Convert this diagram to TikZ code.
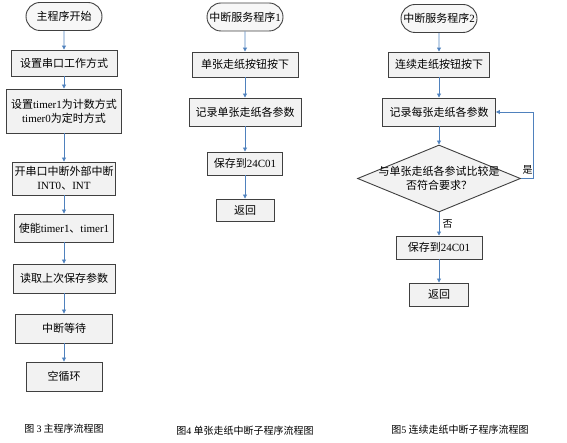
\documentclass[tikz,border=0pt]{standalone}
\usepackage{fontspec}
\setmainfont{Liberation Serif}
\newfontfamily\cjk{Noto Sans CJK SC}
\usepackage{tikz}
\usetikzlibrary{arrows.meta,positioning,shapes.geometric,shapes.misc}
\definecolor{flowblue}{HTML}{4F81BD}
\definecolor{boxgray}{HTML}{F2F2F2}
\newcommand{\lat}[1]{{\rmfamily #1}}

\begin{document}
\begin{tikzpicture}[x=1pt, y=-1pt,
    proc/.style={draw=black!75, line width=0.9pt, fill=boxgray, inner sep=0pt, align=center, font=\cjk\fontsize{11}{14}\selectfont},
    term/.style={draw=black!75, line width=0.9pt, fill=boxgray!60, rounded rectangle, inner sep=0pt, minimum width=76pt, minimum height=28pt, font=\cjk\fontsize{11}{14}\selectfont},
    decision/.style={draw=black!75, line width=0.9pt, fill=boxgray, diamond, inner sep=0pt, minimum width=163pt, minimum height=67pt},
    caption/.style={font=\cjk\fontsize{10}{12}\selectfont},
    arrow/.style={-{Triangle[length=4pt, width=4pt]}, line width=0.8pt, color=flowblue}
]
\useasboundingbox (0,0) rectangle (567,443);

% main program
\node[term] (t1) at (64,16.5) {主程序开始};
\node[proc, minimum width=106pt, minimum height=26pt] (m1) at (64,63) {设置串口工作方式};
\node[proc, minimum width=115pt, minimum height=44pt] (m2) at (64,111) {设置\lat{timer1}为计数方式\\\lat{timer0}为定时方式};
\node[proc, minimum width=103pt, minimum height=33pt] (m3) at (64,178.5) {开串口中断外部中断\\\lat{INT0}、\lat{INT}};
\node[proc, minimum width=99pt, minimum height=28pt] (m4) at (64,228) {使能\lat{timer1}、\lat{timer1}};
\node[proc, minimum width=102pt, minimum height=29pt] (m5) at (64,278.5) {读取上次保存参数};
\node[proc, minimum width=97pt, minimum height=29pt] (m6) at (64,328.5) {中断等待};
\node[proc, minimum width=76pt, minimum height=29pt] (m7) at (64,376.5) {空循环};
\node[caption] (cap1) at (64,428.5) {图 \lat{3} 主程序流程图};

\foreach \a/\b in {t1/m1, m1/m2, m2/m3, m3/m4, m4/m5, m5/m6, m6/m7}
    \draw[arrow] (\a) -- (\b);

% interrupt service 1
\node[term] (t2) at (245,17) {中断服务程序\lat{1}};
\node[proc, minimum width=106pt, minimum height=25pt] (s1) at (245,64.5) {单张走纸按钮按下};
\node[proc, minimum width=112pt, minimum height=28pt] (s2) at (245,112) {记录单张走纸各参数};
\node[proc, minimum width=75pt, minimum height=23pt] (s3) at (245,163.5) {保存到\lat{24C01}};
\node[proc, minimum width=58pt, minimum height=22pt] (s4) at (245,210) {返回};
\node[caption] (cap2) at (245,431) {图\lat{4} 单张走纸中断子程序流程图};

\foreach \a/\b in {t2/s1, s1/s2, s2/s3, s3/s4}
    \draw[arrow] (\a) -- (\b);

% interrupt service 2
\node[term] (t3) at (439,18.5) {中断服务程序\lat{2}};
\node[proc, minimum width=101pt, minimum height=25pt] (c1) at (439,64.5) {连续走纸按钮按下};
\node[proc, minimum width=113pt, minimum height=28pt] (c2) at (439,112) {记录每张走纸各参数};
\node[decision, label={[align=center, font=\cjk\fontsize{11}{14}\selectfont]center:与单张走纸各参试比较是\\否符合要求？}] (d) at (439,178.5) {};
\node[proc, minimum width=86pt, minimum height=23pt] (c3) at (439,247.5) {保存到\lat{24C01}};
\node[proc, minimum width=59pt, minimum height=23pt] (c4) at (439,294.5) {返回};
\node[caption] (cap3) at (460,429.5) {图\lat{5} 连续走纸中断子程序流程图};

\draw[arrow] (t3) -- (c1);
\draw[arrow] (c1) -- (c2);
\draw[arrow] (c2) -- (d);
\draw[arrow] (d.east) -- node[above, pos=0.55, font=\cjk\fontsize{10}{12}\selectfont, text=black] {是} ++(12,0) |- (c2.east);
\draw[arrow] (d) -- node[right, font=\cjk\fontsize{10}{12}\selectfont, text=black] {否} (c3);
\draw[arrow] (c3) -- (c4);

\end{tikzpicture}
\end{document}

[Work to complete]: Reproduce the material above in full, exactly, with no images.

[Written response]:
Convert this diagram to TikZ code.
\documentclass[tikz,border=0pt]{standalone}
\usepackage{fontspec}
\setmainfont{Liberation Serif}
\newfontfamily\cjk{Noto Sans CJK SC}
\usepackage{tikz}
\usetikzlibrary{arrows.meta,positioning,shapes.geometric,shapes.misc}
\definecolor{flowblue}{HTML}{4F81BD}
\definecolor{boxgray}{HTML}{F2F2F2}
\newcommand{\lat}[1]{{\rmfamily #1}}

\begin{document}
\begin{tikzpicture}[x=1pt, y=-1pt,
    proc/.style={draw=black!75, line width=0.9pt, fill=boxgray, inner sep=0pt, align=center, font=\cjk\fontsize{11}{14}\selectfont},
    term/.style={draw=black!75, line width=0.9pt, fill=boxgray!60, rounded rectangle, inner sep=0pt, minimum width=76pt, minimum height=28pt, font=\cjk\fontsize{11}{14}\selectfont},
    decision/.style={draw=black!75, line width=0.9pt, fill=boxgray, diamond, inner sep=0pt, minimum width=163pt, minimum height=67pt},
    caption/.style={font=\cjk\fontsize{10}{12}\selectfont},
    arrow/.style={-{Triangle[length=4pt, width=4pt]}, line width=0.8pt, color=flowblue}
]
\useasboundingbox (0,0) rectangle (567,443);

% main program
\node[term] (t1) at (64,16.5) {主程序开始};
\node[proc, minimum width=106pt, minimum height=26pt] (m1) at (64,63) {设置串口工作方式};
\node[proc, minimum width=115pt, minimum height=44pt] (m2) at (64,111) {设置\lat{timer1}为计数方式\\\lat{timer0}为定时方式};
\node[proc, minimum width=103pt, minimum height=33pt] (m3) at (64,178.5) {开串口中断外部中断\\\lat{INT0}、\lat{INT}};
\node[proc, minimum width=99pt, minimum height=28pt] (m4) at (64,228) {使能\lat{timer1}、\lat{timer1}};
\node[proc, minimum width=102pt, minimum height=29pt] (m5) at (64,278.5) {读取上次保存参数};
\node[proc, minimum width=97pt, minimum height=29pt] (m6) at (64,328.5) {中断等待};
\node[proc, minimum width=76pt, minimum height=29pt] (m7) at (64,376.5) {空循环};
\node[caption] (cap1) at (64,428.5) {图 \lat{3} 主程序流程图};

\foreach \a/\b in {t1/m1, m1/m2, m2/m3, m3/m4, m4/m5, m5/m6, m6/m7}
    \draw[arrow] (\a) -- (\b);

% interrupt service 1
\node[term] (t2) at (245,17) {中断服务程序\lat{1}};
\node[proc, minimum width=106pt, minimum height=25pt] (s1) at (245,64.5) {单张走纸按钮按下};
\node[proc, minimum width=112pt, minimum height=28pt] (s2) at (245,112) {记录单张走纸各参数};
\node[proc, minimum width=75pt, minimum height=23pt] (s3) at (245,163.5) {保存到\lat{24C01}};
\node[proc, minimum width=58pt, minimum height=22pt] (s4) at (245,210) {返回};
\node[caption] (cap2) at (245,431) {图\lat{4} 单张走纸中断子程序流程图};

\foreach \a/\b in {t2/s1, s1/s2, s2/s3, s3/s4}
    \draw[arrow] (\a) -- (\b);

% interrupt service 2
\node[term] (t3) at (439,18.5) {中断服务程序\lat{2}};
\node[proc, minimum width=101pt, minimum height=25pt] (c1) at (439,64.5) {连续走纸按钮按下};
\node[proc, minimum width=113pt, minimum height=28pt] (c2) at (439,112) {记录每张走纸各参数};
\node[decision, label={[align=center, font=\cjk\fontsize{11}{14}\selectfont]center:与单张走纸各参试比较是\\否符合要求？}] (d) at (439,178.5) {};
\node[proc, minimum width=86pt, minimum height=23pt] (c3) at (439,247.5) {保存到\lat{24C01}};
\node[proc, minimum width=59pt, minimum height=23pt] (c4) at (439,294.5) {返回};
\node[caption] (cap3) at (460,429.5) {图\lat{5} 连续走纸中断子程序流程图};

\draw[arrow] (t3) -- (c1);
\draw[arrow] (c1) -- (c2);
\draw[arrow] (c2) -- (d);
\draw[arrow] (d.east) -- node[above, pos=0.55, font=\cjk\fontsize{10}{12}\selectfont, text=black] {是} ++(12,0) |- (c2.east);
\draw[arrow] (d) -- node[right, font=\cjk\fontsize{10}{12}\selectfont, text=black] {否} (c3);
\draw[arrow] (c3) -- (c4);

\end{tikzpicture}
\end{document}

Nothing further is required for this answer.